What is Happening in Coal

A shortish explanation of where we are and how we got here

I’ve been working on a larger paper on coal with some other people and the paper is under review so - regrettably I cannot publish full workings. But here is a broad summary of what is going on and how we got here with regards to China and Australia’s bust up over coal, and more broadly China’s energy policy. I’ll start with a few graphs to orient the discussion.

First graph: China’s coal consumption and balance of imports. As you can see, imports are something of a rounding error - it is a big deal if you are Hunter Valley or Bowen Basin coal miner but to a bureaucrat at China’s NDRC or planning commission it is an unders-and-overs odd lot market to them.

Second graph: Even for thermal coal it is all power, steel, cement. Most power in China is consumed by secondary industries and the vast majority of that is heavy industry. So if you unpack the power demand as “construction and infrastructure related” vs household, households are very small at ~13-14% of power demand. You will often see people describe themselves as defending against imperialism and supporting developing countries when they push back at international demands for China to cut emissions: in fact they are shilling for China’s real estate market and China’s right to produce a ton of steel and two tons of cement for every man woman and child for so that vavancy rates in real estate can push past 20% to infinity and beyond, Buzz Lightyear style. Given how much this flavor of Western leftists hate boomers that own multiple apartments in the West, I find it paradoxical to see them so ardently support Chinese boomers that have made similar asset allocation decisions.

Third and Fourth Graph: Global coal shipping volumes with, and without, intra-country flows. Most coal travels from a producing country to an end buyer in another country and that market has been shrinking sharply.

But include intra-country flows and particularly Chinese flows from Northern China where the coal is to Southern China where there is a lot of demand and the show goes on. China to China trade has expanded markedly as China has invested prodigious amounts in ports, rail and the like so that they can better utilize their own resources.

Looking to Australian exports and things have gone flat to down since - not just for China but to a number of other major partners who are gradually seeing their decarbonization plans take effect.

There’s a clear reason how this happened - China ramped up spending on infrastructure in coal production and coal logistics and now they can get more coal from its key production areas of Shanxi and Inner Mongolia to its Southern ports which used to buy more coal from abroad.

So in summary:

  • China has lots of coal

  • China consumes staggering amounts of coal, mostly to build things

  • China can now move its coal to where the demand is after 5-10 years of heavy investment

  • It is now doing this

  • This results in lower imports

It is implausible that China is doing this all of a sudden for diplomatic reasons.
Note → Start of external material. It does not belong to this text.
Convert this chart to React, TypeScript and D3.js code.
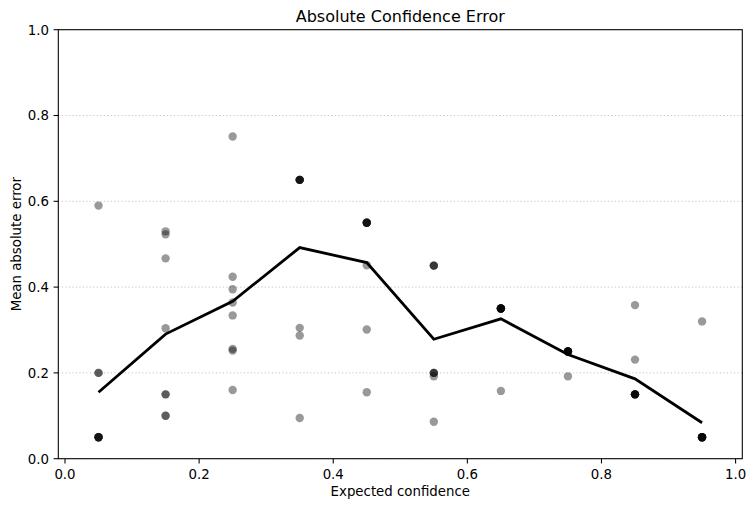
import React from "react";
import * as d3 from "d3";

const binCenters = [0.05, 0.15, 0.25, 0.35, 0.45, 0.55, 0.65, 0.75, 0.85, 0.95];
const bin005 = [0.59, 0.2, 0.2, 0.05, 0.05, 0.05, 0.05, 0.05];
const bin015 = [0.53, 0.523, 0.467, 0.304, 0.15, 0.15, 0.1, 0.1];
const bin025 = [0.751, 0.424, 0.395, 0.364, 0.334, 0.256, 0.252, 0.16];
const bin035 = [0.65, 0.65, 0.65, 0.65, 0.65, 0.305, 0.287, 0.095];
const bin045 = [0.55, 0.55, 0.55, 0.55, 0.55, 0.451, 0.301, 0.155];
const bin055 = [0.45, 0.45, 0.45, 0.2, 0.2, 0.2, 0.192, 0.086];
const bin065 = [0.35, 0.35, 0.35, 0.35, 0.35, 0.35, 0.35, 0.158];
const bin075 = [0.25, 0.25, 0.25, 0.25, 0.25, 0.25, 0.25, 0.192];
const bin085 = [0.358, 0.231, 0.15, 0.15, 0.15, 0.15, 0.15, 0.15];
const bin095 = [0.32, 0.05, 0.05, 0.05, 0.05, 0.05, 0.05, 0.05];
const binValues = [bin005, bin015, bin025, bin035, bin045, bin055, bin065, bin075, bin085, bin095];
const xTicks = [0.0, 0.2, 0.4, 0.6, 0.8, 1.0];
const yTicks = [0.0, 0.2, 0.4, 0.6, 0.8, 1.0];

const W = 756;
const H = 509;
const L = 58.3, R = 742.3, T = 29.7, B = 458.7;
const FONT = "DejaVu Sans, sans-serif";
const FS = 13.33;

export default function App() {
  const x = d3.scaleLinear().domain([-0.01, 1.01]).range([L, R]);
  const y = d3.scaleLinear().domain([0, 1]).range([B, T]);
  const points: { cx: number; v: number }[] = [];
  binCenters.forEach((c, i) => binValues[i].forEach((v) => points.push({ cx: c, v })));
  const means = binCenters.map((c, i) => [c, d3.mean(binValues[i]) as number] as [number, number]);
  const line = d3.line<[number, number]>().x((d) => x(d[0])).y((d) => y(d[1]));

  return (
    <svg width={W} height={H} style={{ position: "absolute", left: 0, top: 0 }} fontFamily={FONT}>
      <rect x={0} y={0} width={W} height={H} fill="#fff" />
      {yTicks.map((t) => (
        <line key={"g" + t} x1={L} x2={R} y1={y(t)} y2={y(t)} stroke="#c8c8c8" strokeWidth={1} strokeDasharray="1.3,2.2" />
      ))}
      {points.map((p, i) => (
        <circle key={i} cx={x(p.cx)} cy={y(p.v)} r={4.2} fill="#000" fillOpacity={0.4} />
      ))}
      <path d={line(means) || ""} fill="none" stroke="#000" strokeWidth={2.8} strokeLinejoin="miter" />
      <rect x={L} y={T} width={R - L} height={B - T} fill="none" stroke="#000" strokeWidth={1.07} />
      {xTicks.map((t) => (
        <g key={"x" + t}>
          <line x1={x(t)} x2={x(t)} y1={B} y2={B + 4.7} stroke="#000" strokeWidth={1.07} />
          <text x={x(t)} y={B + 20} fontSize={FS} textAnchor="middle">{t.toFixed(1)}</text>
        </g>
      ))}
      {yTicks.map((t) => (
        <g key={"y" + t}>
          <line x1={L - 4.7} x2={L} y1={y(t)} y2={y(t)} stroke="#000" strokeWidth={1.07} />
          <text x={L - 9.3} y={y(t) + 4.8} fontSize={FS} textAnchor="end">{t.toFixed(1)}</text>
        </g>
      ))}
      <text x={(L + R) / 2} y={496} fontSize={FS} textAnchor="middle">Expected confidence</text>
      <text transform={`translate(21,${(T + B) / 2}) rotate(-90)`} fontSize={FS} textAnchor="middle">Mean absolute error</text>
      <text x={(L + R) / 2} y={22} fontSize={16} textAnchor="middle">Absolute Confidence Error</text>
    </svg>
  );
}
They must have been very quietly angry with Australia while breaking ground on all those port and rail projects and just decided to express their feelings once they felt close. Alternately you could not concoct a conspiracy theory to suit your priors and accept that this was like to happen so long as they prioritized energy security.

For Australia the question is, what is the outlook from here? China is more or less where it wants to be today and with more rail to Mongolia, more Russian output and the like the situation can reasonably be expected to get worse. Mongolia and Russia have high quality coal, and are much closer. That’s some ferocious competition we are facing for a dwindling import pool.

The reply from the right is that we can make it up to other customers but with Korea and Japan committing to decarbonization targets and having ample capacity to achieve them I do not like the coal industry’s odds.

Anyone who has followed China’s rail and port build out saw this coming. Japan and Korea are moving away from coal, and India has plenty of its own as well and all are moving towards lower emissions and are eminently capable of doing so. Whether you look at these countries’ capability or intent the future is clear: less coal imports. Australian politicians can cosplay in high visibility vests all they like but any business without customers is not going to stick around long. Similarly, gatekeepers of the China relationship really have little to add here because this has everything to do with domestic policy and international obligations and nothing to do with hurting the feelings of the Chinese people.